I'm been sitting here for a minute or two trying to figure out the best way to describe this steady overflow of gratitude that's been in affect all day. Here goes...

Most of my life is spent either thinking about a moment that just happened or the one that is about to happen. What do I think about what this person just said? What am I going to say when they quit talking? Where am I going when this is over? How do I feel about what just happened? You get my drift. This is good AND bad. Good because a life unexamined isn't a life lived. But it's bad because it distracts me from the current second that God just handed me. And when you're not fully engaged in the moment you miss the beauty of it.

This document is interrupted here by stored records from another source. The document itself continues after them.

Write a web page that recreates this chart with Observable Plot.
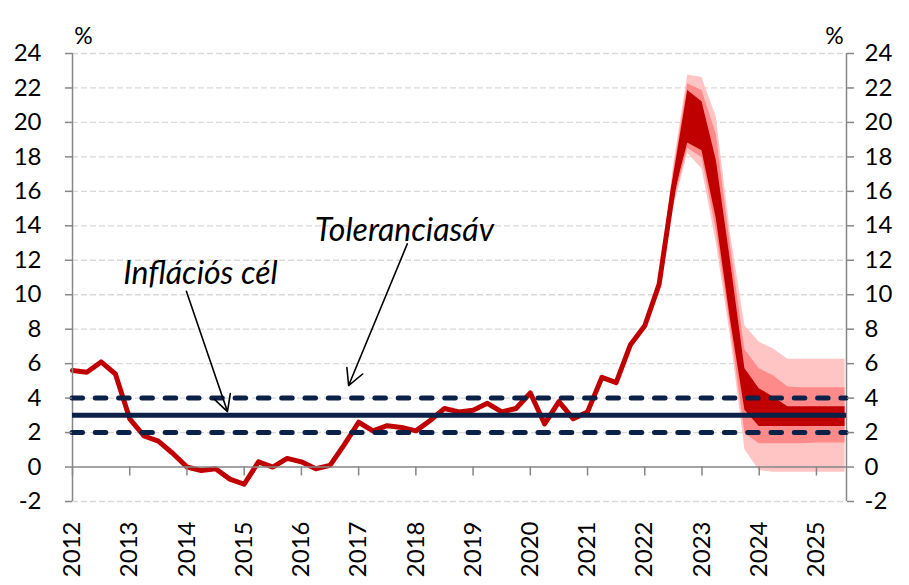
<!DOCTYPE html>
<html><head><meta charset="utf-8">
<script src="https://cdn.jsdelivr.net/npm/d3@7"></script>
<script src="https://cdn.jsdelivr.net/npm/@observablehq/plot@0.6"></script>
<style>
html,body{margin:0;padding:0;background:#fff;}
#chart svg{display:block;}
</style>
</head><body><div id="chart"></div>
<script>
// Year labels (each at the first quarter of the year)
const years = [2012,2013,2014,2015,2016,2017,2018,2019,2020,2021,2022,2023,2024,2025];
// Quarterly inflation, 2012 Q1 .. 2022 Q4 (%), last points run into the fan
const actual = [5.6,5.5,6.1,5.4, 2.8,1.8,1.5,0.8, 0.0,-0.2,-0.1,-0.7, -1.0,0.3,0.0,0.5,
  0.3,-0.1,0.1,1.3, 2.6,2.1,2.4,2.3, 2.1,2.7,3.4,3.2, 3.3,3.7,3.2,3.4,
  4.3,2.5,3.8,2.8, 3.2,5.2,4.9,7.1, 8.2,10.6,16.2,20.3];
// Fan chart: quarter index 41 .. 54
const fanQuarter = [41,42,43,44,45,46,47,48,49,50,51,52,53,54];
const lightHi = [10.6,17.4,22.75,22.6,20.3,13.5,8.2,7.25,6.85,6.25,6.25,6.25,6.25,6.25];
const midHi   = [10.6,17.1,22.25,21.85,19.3,12.8,6.8,5.7,5.3,4.65,4.6,4.6,4.6,4.6];
const darkHi  = [10.6,16.8,21.85,21.2,17.8,11.9,5.7,4.55,4.05,3.5,3.5,3.5,3.5,3.5];
const darkLo  = [10.6,15.6,18.8,18.35,14.4,8.5,3.3,2.35,2.35,2.35,2.35,2.35,2.35,2.35];
const midLo   = [10.6,15.3,18.5,17.95,13.7,8.1,1.95,1.35,1.35,1.35,1.35,1.4,1.4,1.4];
const lightLo = [10.6,15.0,18.2,17.3,13.0,7.5,1.0,-0.2,-0.3,-0.3,-0.3,-0.3,-0.3,-0.3];
// Target and tolerance band
const inflationTarget = [3];
const toleranceBand = [2, 4];
const yTicks = [-2,0,2,4,6,8,10,12,14,16,18,20,22,24];
// Annotations (quarter index, %)
const annotationLabels = [
  {text: "Inflációs cél", x: 8.94, y: 11.2},
  {text: "Toleranciasáv", x: 23.2, y: 13.7}
];
const annotationArrows = [
  {x1: 7.96, y1: 10.2, x2: 10.83, y2: 3.22},
  {x1: 23.4, y1: 12.95, x2: 19.3, y2: 4.73}
];

const fan = fanQuarter.map((q, k) => ({
  q, lightHi: lightHi[k], midHi: midHi[k], darkHi: darkHi[k],
  darkLo: darkLo[k], midLo: midLo[k], lightLo: lightLo[k]
}));
const actualData = actual.map((v, i) => ({q: i, v}));
const yearTicks = years.map((y, k) => ({q: k * 4, label: String(y)}));

const navy = "#0C2148";
const axisGray = "#868686";
const font = "Lato, 'Open Sans', sans-serif";

const chart = Plot.plot({
  width: 909,
  height: 585,
  marginLeft: 72,
  marginRight: 63,
  marginTop: 53,
  marginBottom: 84,
  style: {fontFamily: font, background: "#fff", color: "black"},
  x: {type: "linear", domain: [0, 54.1], axis: null},
  y: {domain: [-2, 24]},
  marks: [
    Plot.ruleY(yTicks.filter(v => v !== 0), {stroke: "#d9d9d9", strokeWidth: 1.3, strokeDasharray: "6,3"}),
    Plot.areaY(fan, {x: "q", y1: "lightLo", y2: "lightHi", fill: "#FFC5C5"}),
    Plot.areaY(fan, {x: "q", y1: "midLo", y2: "midHi", fill: "#FF8A8A"}),
    Plot.areaY(fan, {x: "q", y1: "darkLo", y2: "darkHi", fill: "#C00000"}),
    Plot.line(actualData, {x: "q", y: "v", stroke: "#C00000", strokeWidth: 5, strokeLinejoin: "round", strokeLinecap: "round"}),
    Plot.ruleY([0], {stroke: axisGray, strokeWidth: 1.5}),
    Plot.ruleX([0, 54.1], {y1: -2, y2: 24, stroke: axisGray, strokeWidth: 1.5}),
    Plot.ruleX(yearTicks, {x: "q", y1: 0, y2: -0.52, stroke: axisGray, strokeWidth: 1.5}),
    Plot.ruleY(toleranceBand, {stroke: navy, strokeWidth: 5, strokeDasharray: "10.5,12.8", strokeLinecap: "round"}),
    Plot.ruleY(inflationTarget, {stroke: navy, strokeWidth: 5}),
    Plot.axisY({anchor: "left", ticks: yTicks, tickSize: 7, tickPadding: 24, fontSize: 24,
      stroke: axisGray, strokeWidth: 1.5, fill: "black", tickFormat: d => String(d)}),
    Plot.axisY({anchor: "right", ticks: yTicks, tickSize: 7, tickPadding: 11, fontSize: 24,
      stroke: axisGray, strokeWidth: 1.5, fill: "black", tickFormat: d => String(d)}),
    Plot.text(yearTicks, {x: "q", y: -2, dy: 20, text: "label", rotate: -90, textAnchor: "end",
      lineAnchor: "middle", fontSize: 24, fill: "black"}),
    Plot.text(["%"], {frameAnchor: "top-left", dx: 11, dy: -26, textAnchor: "middle", fontSize: 23, fill: "black"}),
    Plot.text(["%"], {frameAnchor: "top-right", dx: -12, dy: -26, textAnchor: "middle", fontSize: 23, fill: "black"}),
    Plot.arrow(annotationArrows, {x1: "x1", y1: "y1", x2: "x2", y2: "y2", stroke: "black",
      strokeWidth: 1.6, headLength: 17, headAngle: 56}),
    Plot.text(annotationLabels, {x: "x", y: "y", text: "text", fontStyle: "italic", fontSize: 32, fill: "black"})
  ]
});
document.getElementById("chart").appendChild(chart);
</script>
</body></html>
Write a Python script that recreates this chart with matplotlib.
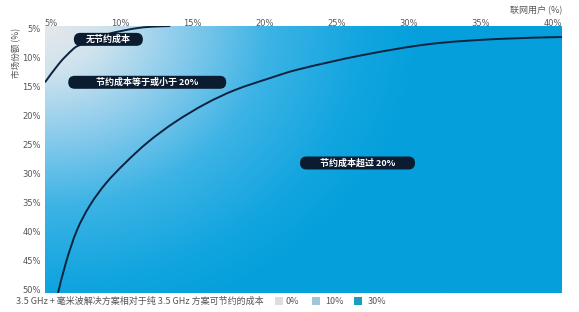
import numpy as np
import matplotlib
matplotlib.use("Agg")
import matplotlib.pyplot as plt
from matplotlib.colors import LinearSegmentedColormap
from matplotlib.patches import Rectangle, FancyBboxPatch, PathPatch
from matplotlib.path import Path

plt.rcParams['font.family'] = ['Noto Sans CJK SC', 'DejaVu Sans']

# data
x_ticks = [5, 10, 15, 20, 25, 30, 35, 40]
y_ticks = [5, 10, 15, 20, 25, 30, 35, 40, 45, 50]
x_tick_labels = ['5%', '10%', '15%', '20%', '25%', '30%', '35%', '40%']
y_tick_labels = ['5%', '10%', '15%', '20%', '25%', '30%', '35%', '40%', '45%', '50%']

# boundary: no savings
c1_x = [4.1, 5.1, 6.0, 6.5, 8.3, 10.7, 12.8]
c1_y = [14.3, 11.0, 8.7, 7.9, 6.1, 4.9, 4.6]
# boundary: 20% savings
c2_x = [5.00, 5.56, 6.32, 7.23, 8.34, 9.66, 11.25, 13.13, 15.21, 17.29, 19.73,
        21.81, 26.18, 30.84, 35.49, 40.0]
c2_y = [50.63, 45.29, 39.78, 35.46, 31.67, 28.22, 24.60, 21.15, 18.05, 15.63, 13.57,
        12.01, 9.60, 7.70, 6.84, 6.50]

region_labels = ['无节约成本', '节约成本等于或小于 20%', '节约成本超过 20%']
region_pos = [(8.5, 6.9), (11.2, 14.3), (25.8, 28.2)]
region_box_w = [69, 158, 115]   # pill widths in pixels

legend_title = '3.5 GHz + 毫米波解决方案相对于纯 3.5 GHz 方案可节约的成本'
legend_labels = ['0%', '10%', '30%']
legend_colors = ['#dddddd', '#a3c6d4', '#1b9cc0']

W, H = 579, 312
fig = plt.figure(figsize=(W / 100, H / 100), dpi=100)
ax = fig.add_axes([45 / W, 1 - 293 / H, (562 - 45) / W, (293 - 26) / H])
xmin, xmax = 4.1, 40.0
ymin, ymax = 4.6, 50.6
ax.set_xlim(xmin, xmax)
ax.set_ylim(ymax, ymin)

# background gradient
gx = np.linspace(xmin, xmax, 400)
gy = np.linspace(ymin, ymax, 300)
GX, GY = np.meshgrid(gx, gy)
T = np.sqrt(((GX - xmin) / 26.0) ** 2 + ((GY - ymin) / 52.0) ** 2)
T = np.clip(T, 0, 1)
cmap = LinearSegmentedColormap.from_list('g', [
    (0.0, '#e6e8ea'), (0.15, '#cfe3ee'), (0.35, '#8fcdec'),
    (0.6, '#3cb3e5'), (0.85, '#12a5df'), (1.0, '#05a0dc')])
ax.imshow(T, cmap=cmap, extent=[xmin, xmax, ymax, ymin], aspect='auto',
          origin='upper', interpolation='bilinear', vmin=0, vmax=1, zorder=0)


def smooth_path(xs, ys):
    pts = np.column_stack([xs, ys]).astype(float)
    verts = [pts[0]]
    codes = [Path.MOVETO]
    n = len(pts)
    for i in range(n - 1):
        p0 = pts[i - 1] if i > 0 else pts[i]
        p1 = pts[i]
        p2 = pts[i + 1]
        p3 = pts[i + 2] if i + 2 < n else pts[i + 1]
        c1 = p1 + (p2 - p0) / 6.0
        c2 = p2 - (p3 - p1) / 6.0
        verts += [c1, c2, p2]
        codes += [Path.CURVE4] * 3
    return Path(verts, codes)


for xs, ys in [(c1_x, c1_y), (c2_x, c2_y)]:
    ax.add_patch(PathPatch(smooth_path(xs, ys), fc='none', ec='#0c2340', lw=1.4, zorder=2))

fig.canvas.draw()
for (lx, ly), txt, bw in zip(region_pos, region_labels, region_box_w):
    px, py = ax.transData.transform((lx, ly))
    bh = 13
    ax.add_artist(FancyBboxPatch((px - bw / 2, py - bh / 2), bw, bh,
                                 boxstyle='round,pad=0,rounding_size=6.5',
                                 fc='#0c1c30', ec='none', transform=None, zorder=3))
    ax.text(lx, ly, txt, ha='center', va='center', color='white', fontsize=6.5,
            fontweight='bold', zorder=4)

ax.xaxis.tick_top()
ax.set_xticks(x_ticks)
ax.set_xticklabels(x_tick_labels, ha='right')
ax.set_yticks(y_ticks)
ax.set_yticklabels(y_tick_labels)
ax.tick_params(axis='x', length=0, labelsize=6, colors='#555555', pad=-1.5)
ax.tick_params(axis='y', length=0, labelsize=6, colors='#555555', pad=3)
for lab in ax.get_xticklabels() + ax.get_yticklabels():
    lab.set_fontfamily(['DejaVu Sans'])
for s in ax.spines.values():
    s.set_visible(False)

fig.text(562 / W, 1 - 11 / H, '联网用户 (%)', ha='right', va='center', fontsize=6.5, color='#555555')
fig.text(17 / W, 1 - 53 / H, '市场份额 (%)', ha='center', va='center', rotation=90,
         fontsize=6.2, color='#555555')

# legend
fig.text(16 / W, 1 - 301 / H, legend_title, ha='left', va='center', fontsize=6.5, color='#555555')
sq_x = [275, 312, 354]
tx_x = [286, 325, 368]
for sx, tx, lab, col in zip(sq_x, tx_x, legend_labels, legend_colors):
    fig.patches.append(Rectangle((sx / W, 1 - 305 / H), 8 / W, 8 / H, transform=fig.transFigure,
                                 fc=col, ec='none'))
    fig.text(tx / W, 1 - 301 / H, lab, ha='left', va='center', fontsize=6.5, color='#555555')

fig.savefig('out.png', dpi=100)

Today wasn't like that. I felt like every minute was a rediscovery of the blessings in my life. At every turn was another face of someone who God has used to shape me. First, an amazing morning at Crosspoint where I found myself thinking "this music alone...these voices in unison...are proof enough that God loves us." And then there was this great message about community and how we should celebrate people without reservations, which sparked a much-needed revelation about myself, but that's another story. It was beautiful. And then I found myself surrounded by people I respect, love, cherish on the way out. Then I was on this bike ride with someone whom I have one of the most precious relationships of my whole life. And then I was sharing a meal with 8 amazing women, all celebrating the future Juliet Huebner. (yes, #7.)

And the thing is, none of these things are out of the ordinary. It was just that I was seeing them all through a different lens. Same world, different girl. Isn't that the truth.